begin

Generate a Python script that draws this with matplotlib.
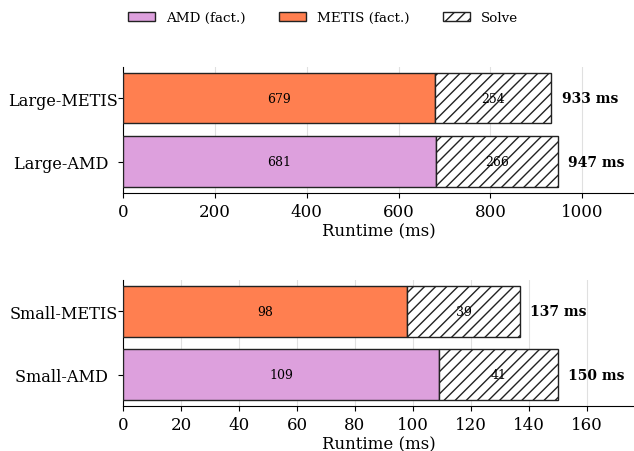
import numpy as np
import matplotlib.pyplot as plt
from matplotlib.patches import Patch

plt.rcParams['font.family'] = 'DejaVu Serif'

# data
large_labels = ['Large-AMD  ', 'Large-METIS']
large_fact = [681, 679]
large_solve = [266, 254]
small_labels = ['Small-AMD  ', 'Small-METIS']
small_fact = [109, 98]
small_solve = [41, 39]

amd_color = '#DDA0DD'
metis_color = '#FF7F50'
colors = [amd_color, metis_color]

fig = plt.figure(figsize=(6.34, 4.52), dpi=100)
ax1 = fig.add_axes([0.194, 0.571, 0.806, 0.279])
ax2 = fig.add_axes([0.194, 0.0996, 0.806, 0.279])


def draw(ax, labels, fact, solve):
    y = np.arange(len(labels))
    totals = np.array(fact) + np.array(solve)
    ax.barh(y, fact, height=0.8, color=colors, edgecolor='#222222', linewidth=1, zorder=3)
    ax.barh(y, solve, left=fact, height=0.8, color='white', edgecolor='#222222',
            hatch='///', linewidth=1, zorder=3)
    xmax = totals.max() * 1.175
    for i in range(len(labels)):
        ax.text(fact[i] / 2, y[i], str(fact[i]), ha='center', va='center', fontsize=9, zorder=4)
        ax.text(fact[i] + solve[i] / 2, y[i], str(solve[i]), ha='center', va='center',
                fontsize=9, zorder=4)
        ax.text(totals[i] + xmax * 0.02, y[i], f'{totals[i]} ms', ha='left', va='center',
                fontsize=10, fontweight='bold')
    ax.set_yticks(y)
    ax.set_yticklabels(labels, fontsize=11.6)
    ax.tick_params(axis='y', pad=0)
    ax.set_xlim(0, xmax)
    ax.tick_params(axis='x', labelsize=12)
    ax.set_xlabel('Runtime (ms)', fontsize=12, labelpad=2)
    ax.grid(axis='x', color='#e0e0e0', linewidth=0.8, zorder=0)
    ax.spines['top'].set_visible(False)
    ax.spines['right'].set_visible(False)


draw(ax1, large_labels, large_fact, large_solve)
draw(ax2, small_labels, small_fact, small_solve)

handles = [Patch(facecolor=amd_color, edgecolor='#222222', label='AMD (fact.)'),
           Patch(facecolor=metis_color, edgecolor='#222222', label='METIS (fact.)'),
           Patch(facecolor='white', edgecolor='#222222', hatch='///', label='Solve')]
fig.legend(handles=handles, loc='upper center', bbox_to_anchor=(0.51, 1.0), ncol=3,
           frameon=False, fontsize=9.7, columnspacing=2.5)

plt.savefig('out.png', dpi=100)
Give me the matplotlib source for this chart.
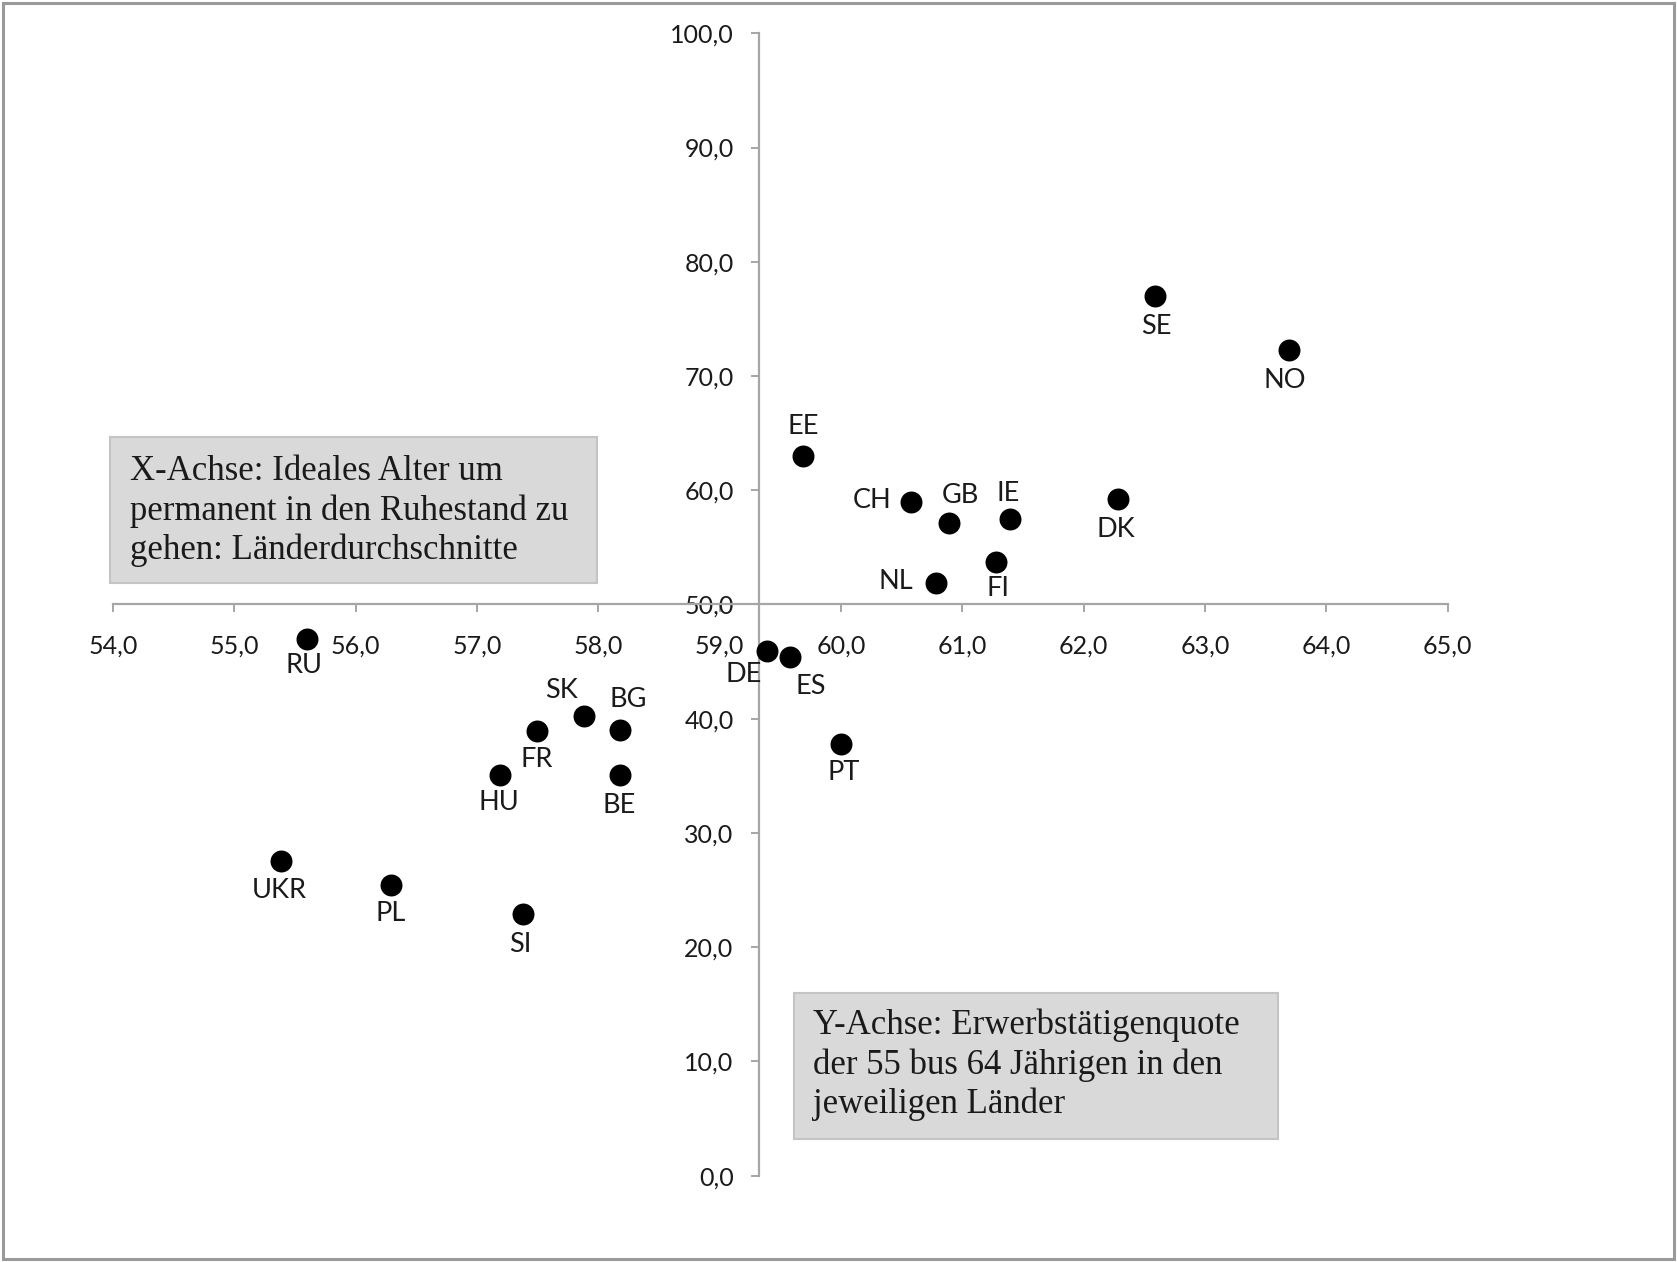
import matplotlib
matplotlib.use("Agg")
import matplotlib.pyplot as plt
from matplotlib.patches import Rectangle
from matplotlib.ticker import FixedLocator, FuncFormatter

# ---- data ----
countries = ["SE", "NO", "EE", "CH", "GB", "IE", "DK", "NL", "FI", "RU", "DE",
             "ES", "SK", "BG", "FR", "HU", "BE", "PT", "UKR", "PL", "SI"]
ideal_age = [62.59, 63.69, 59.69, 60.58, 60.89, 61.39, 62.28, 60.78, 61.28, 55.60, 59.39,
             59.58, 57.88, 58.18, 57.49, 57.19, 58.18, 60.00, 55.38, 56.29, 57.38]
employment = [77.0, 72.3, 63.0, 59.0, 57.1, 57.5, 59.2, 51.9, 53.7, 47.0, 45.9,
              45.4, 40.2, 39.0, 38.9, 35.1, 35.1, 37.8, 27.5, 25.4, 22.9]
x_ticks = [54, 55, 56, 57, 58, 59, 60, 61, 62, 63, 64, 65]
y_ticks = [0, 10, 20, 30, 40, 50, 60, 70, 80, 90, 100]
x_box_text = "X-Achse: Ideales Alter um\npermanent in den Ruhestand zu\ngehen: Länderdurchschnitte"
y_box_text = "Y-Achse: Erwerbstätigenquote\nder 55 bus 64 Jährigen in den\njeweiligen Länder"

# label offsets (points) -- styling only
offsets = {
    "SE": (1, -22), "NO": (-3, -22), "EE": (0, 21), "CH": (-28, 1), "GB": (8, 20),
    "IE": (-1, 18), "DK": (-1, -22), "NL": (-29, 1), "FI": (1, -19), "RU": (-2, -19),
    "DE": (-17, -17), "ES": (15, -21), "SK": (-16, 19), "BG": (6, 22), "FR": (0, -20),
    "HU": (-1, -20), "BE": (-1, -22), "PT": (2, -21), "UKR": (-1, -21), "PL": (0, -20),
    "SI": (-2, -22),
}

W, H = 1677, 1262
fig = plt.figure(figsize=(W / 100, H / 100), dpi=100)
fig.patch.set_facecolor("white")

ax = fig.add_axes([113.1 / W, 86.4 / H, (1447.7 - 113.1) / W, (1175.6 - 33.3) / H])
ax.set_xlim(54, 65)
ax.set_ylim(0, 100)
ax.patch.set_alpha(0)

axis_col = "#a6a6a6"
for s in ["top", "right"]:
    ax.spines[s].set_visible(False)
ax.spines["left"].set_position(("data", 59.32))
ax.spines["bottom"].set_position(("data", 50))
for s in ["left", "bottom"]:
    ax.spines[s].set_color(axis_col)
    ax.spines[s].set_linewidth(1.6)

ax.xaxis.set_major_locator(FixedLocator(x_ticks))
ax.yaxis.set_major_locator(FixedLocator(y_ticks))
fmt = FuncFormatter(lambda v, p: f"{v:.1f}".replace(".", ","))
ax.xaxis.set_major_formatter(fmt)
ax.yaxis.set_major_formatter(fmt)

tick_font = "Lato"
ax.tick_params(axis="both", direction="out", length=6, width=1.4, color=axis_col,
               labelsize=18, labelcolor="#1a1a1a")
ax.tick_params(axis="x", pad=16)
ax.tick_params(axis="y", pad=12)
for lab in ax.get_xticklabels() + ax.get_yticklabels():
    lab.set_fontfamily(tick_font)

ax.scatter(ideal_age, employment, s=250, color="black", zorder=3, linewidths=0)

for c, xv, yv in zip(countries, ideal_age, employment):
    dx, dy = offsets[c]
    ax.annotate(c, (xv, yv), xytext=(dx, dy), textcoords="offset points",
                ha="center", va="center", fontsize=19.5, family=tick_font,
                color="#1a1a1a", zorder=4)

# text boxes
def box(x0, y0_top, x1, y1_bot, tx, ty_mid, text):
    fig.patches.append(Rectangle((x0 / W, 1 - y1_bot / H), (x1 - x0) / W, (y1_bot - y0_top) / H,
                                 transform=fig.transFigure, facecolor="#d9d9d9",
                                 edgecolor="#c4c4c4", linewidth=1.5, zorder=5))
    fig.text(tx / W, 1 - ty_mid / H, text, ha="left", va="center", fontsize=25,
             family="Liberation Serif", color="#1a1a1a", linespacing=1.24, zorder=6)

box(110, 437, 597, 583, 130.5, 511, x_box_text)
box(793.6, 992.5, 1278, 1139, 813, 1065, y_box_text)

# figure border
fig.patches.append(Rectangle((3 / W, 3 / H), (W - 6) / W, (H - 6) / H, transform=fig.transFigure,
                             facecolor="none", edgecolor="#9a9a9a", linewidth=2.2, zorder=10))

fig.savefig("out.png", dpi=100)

end

**Required work:** Transcribe the listing in full. Omit the pictures and keep every line exact.

**Worked solution:**
Generate a Python script that draws this with matplotlib.
import numpy as np
import matplotlib.pyplot as plt
from matplotlib.patches import Patch

plt.rcParams['font.family'] = 'DejaVu Serif'

# data
large_labels = ['Large-AMD  ', 'Large-METIS']
large_fact = [681, 679]
large_solve = [266, 254]
small_labels = ['Small-AMD  ', 'Small-METIS']
small_fact = [109, 98]
small_solve = [41, 39]

amd_color = '#DDA0DD'
metis_color = '#FF7F50'
colors = [amd_color, metis_color]

fig = plt.figure(figsize=(6.34, 4.52), dpi=100)
ax1 = fig.add_axes([0.194, 0.571, 0.806, 0.279])
ax2 = fig.add_axes([0.194, 0.0996, 0.806, 0.279])


def draw(ax, labels, fact, solve):
    y = np.arange(len(labels))
    totals = np.array(fact) + np.array(solve)
    ax.barh(y, fact, height=0.8, color=colors, edgecolor='#222222', linewidth=1, zorder=3)
    ax.barh(y, solve, left=fact, height=0.8, color='white', edgecolor='#222222',
            hatch='///', linewidth=1, zorder=3)
    xmax = totals.max() * 1.175
    for i in range(len(labels)):
        ax.text(fact[i] / 2, y[i], str(fact[i]), ha='center', va='center', fontsize=9, zorder=4)
        ax.text(fact[i] + solve[i] / 2, y[i], str(solve[i]), ha='center', va='center',
                fontsize=9, zorder=4)
        ax.text(totals[i] + xmax * 0.02, y[i], f'{totals[i]} ms', ha='left', va='center',
                fontsize=10, fontweight='bold')
    ax.set_yticks(y)
    ax.set_yticklabels(labels, fontsize=11.6)
    ax.tick_params(axis='y', pad=0)
    ax.set_xlim(0, xmax)
    ax.tick_params(axis='x', labelsize=12)
    ax.set_xlabel('Runtime (ms)', fontsize=12, labelpad=2)
    ax.grid(axis='x', color='#e0e0e0', linewidth=0.8, zorder=0)
    ax.spines['top'].set_visible(False)
    ax.spines['right'].set_visible(False)


draw(ax1, large_labels, large_fact, large_solve)
draw(ax2, small_labels, small_fact, small_solve)

handles = [Patch(facecolor=amd_color, edgecolor='#222222', label='AMD (fact.)'),
           Patch(facecolor=metis_color, edgecolor='#222222', label='METIS (fact.)'),
           Patch(facecolor='white', edgecolor='#222222', hatch='///', label='Solve')]
fig.legend(handles=handles, loc='upper center', bbox_to_anchor=(0.51, 1.0), ncol=3,
           frameon=False, fontsize=9.7, columnspacing=2.5)

plt.savefig('out.png', dpi=100)
Give me the matplotlib source for this chart.
import matplotlib
matplotlib.use("Agg")
import matplotlib.pyplot as plt
from matplotlib.patches import Rectangle
from matplotlib.ticker import FixedLocator, FuncFormatter

# ---- data ----
countries = ["SE", "NO", "EE", "CH", "GB", "IE", "DK", "NL", "FI", "RU", "DE",
             "ES", "SK", "BG", "FR", "HU", "BE", "PT", "UKR", "PL", "SI"]
ideal_age = [62.59, 63.69, 59.69, 60.58, 60.89, 61.39, 62.28, 60.78, 61.28, 55.60, 59.39,
             59.58, 57.88, 58.18, 57.49, 57.19, 58.18, 60.00, 55.38, 56.29, 57.38]
employment = [77.0, 72.3, 63.0, 59.0, 57.1, 57.5, 59.2, 51.9, 53.7, 47.0, 45.9,
              45.4, 40.2, 39.0, 38.9, 35.1, 35.1, 37.8, 27.5, 25.4, 22.9]
x_ticks = [54, 55, 56, 57, 58, 59, 60, 61, 62, 63, 64, 65]
y_ticks = [0, 10, 20, 30, 40, 50, 60, 70, 80, 90, 100]
x_box_text = "X-Achse: Ideales Alter um\npermanent in den Ruhestand zu\ngehen: Länderdurchschnitte"
y_box_text = "Y-Achse: Erwerbstätigenquote\nder 55 bus 64 Jährigen in den\njeweiligen Länder"

# label offsets (points) -- styling only
offsets = {
    "SE": (1, -22), "NO": (-3, -22), "EE": (0, 21), "CH": (-28, 1), "GB": (8, 20),
    "IE": (-1, 18), "DK": (-1, -22), "NL": (-29, 1), "FI": (1, -19), "RU": (-2, -19),
    "DE": (-17, -17), "ES": (15, -21), "SK": (-16, 19), "BG": (6, 22), "FR": (0, -20),
    "HU": (-1, -20), "BE": (-1, -22), "PT": (2, -21), "UKR": (-1, -21), "PL": (0, -20),
    "SI": (-2, -22),
}

W, H = 1677, 1262
fig = plt.figure(figsize=(W / 100, H / 100), dpi=100)
fig.patch.set_facecolor("white")

ax = fig.add_axes([113.1 / W, 86.4 / H, (1447.7 - 113.1) / W, (1175.6 - 33.3) / H])
ax.set_xlim(54, 65)
ax.set_ylim(0, 100)
ax.patch.set_alpha(0)

axis_col = "#a6a6a6"
for s in ["top", "right"]:
    ax.spines[s].set_visible(False)
ax.spines["left"].set_position(("data", 59.32))
ax.spines["bottom"].set_position(("data", 50))
for s in ["left", "bottom"]:
    ax.spines[s].set_color(axis_col)
    ax.spines[s].set_linewidth(1.6)

ax.xaxis.set_major_locator(FixedLocator(x_ticks))
ax.yaxis.set_major_locator(FixedLocator(y_ticks))
fmt = FuncFormatter(lambda v, p: f"{v:.1f}".replace(".", ","))
ax.xaxis.set_major_formatter(fmt)
ax.yaxis.set_major_formatter(fmt)

tick_font = "Lato"
ax.tick_params(axis="both", direction="out", length=6, width=1.4, color=axis_col,
               labelsize=18, labelcolor="#1a1a1a")
ax.tick_params(axis="x", pad=16)
ax.tick_params(axis="y", pad=12)
for lab in ax.get_xticklabels() + ax.get_yticklabels():
    lab.set_fontfamily(tick_font)

ax.scatter(ideal_age, employment, s=250, color="black", zorder=3, linewidths=0)

for c, xv, yv in zip(countries, ideal_age, employment):
    dx, dy = offsets[c]
    ax.annotate(c, (xv, yv), xytext=(dx, dy), textcoords="offset points",
                ha="center", va="center", fontsize=19.5, family=tick_font,
                color="#1a1a1a", zorder=4)

# text boxes
def box(x0, y0_top, x1, y1_bot, tx, ty_mid, text):
    fig.patches.append(Rectangle((x0 / W, 1 - y1_bot / H), (x1 - x0) / W, (y1_bot - y0_top) / H,
                                 transform=fig.transFigure, facecolor="#d9d9d9",
                                 edgecolor="#c4c4c4", linewidth=1.5, zorder=5))
    fig.text(tx / W, 1 - ty_mid / H, text, ha="left", va="center", fontsize=25,
             family="Liberation Serif", color="#1a1a1a", linespacing=1.24, zorder=6)

box(110, 437, 597, 583, 130.5, 511, x_box_text)
box(793.6, 992.5, 1278, 1139, 813, 1065, y_box_text)

# figure border
fig.patches.append(Rectangle((3 / W, 3 / H), (W - 6) / W, (H - 6) / H, transform=fig.transFigure,
                             facecolor="none", edgecolor="#9a9a9a", linewidth=2.2, zorder=10))

fig.savefig("out.png", dpi=100)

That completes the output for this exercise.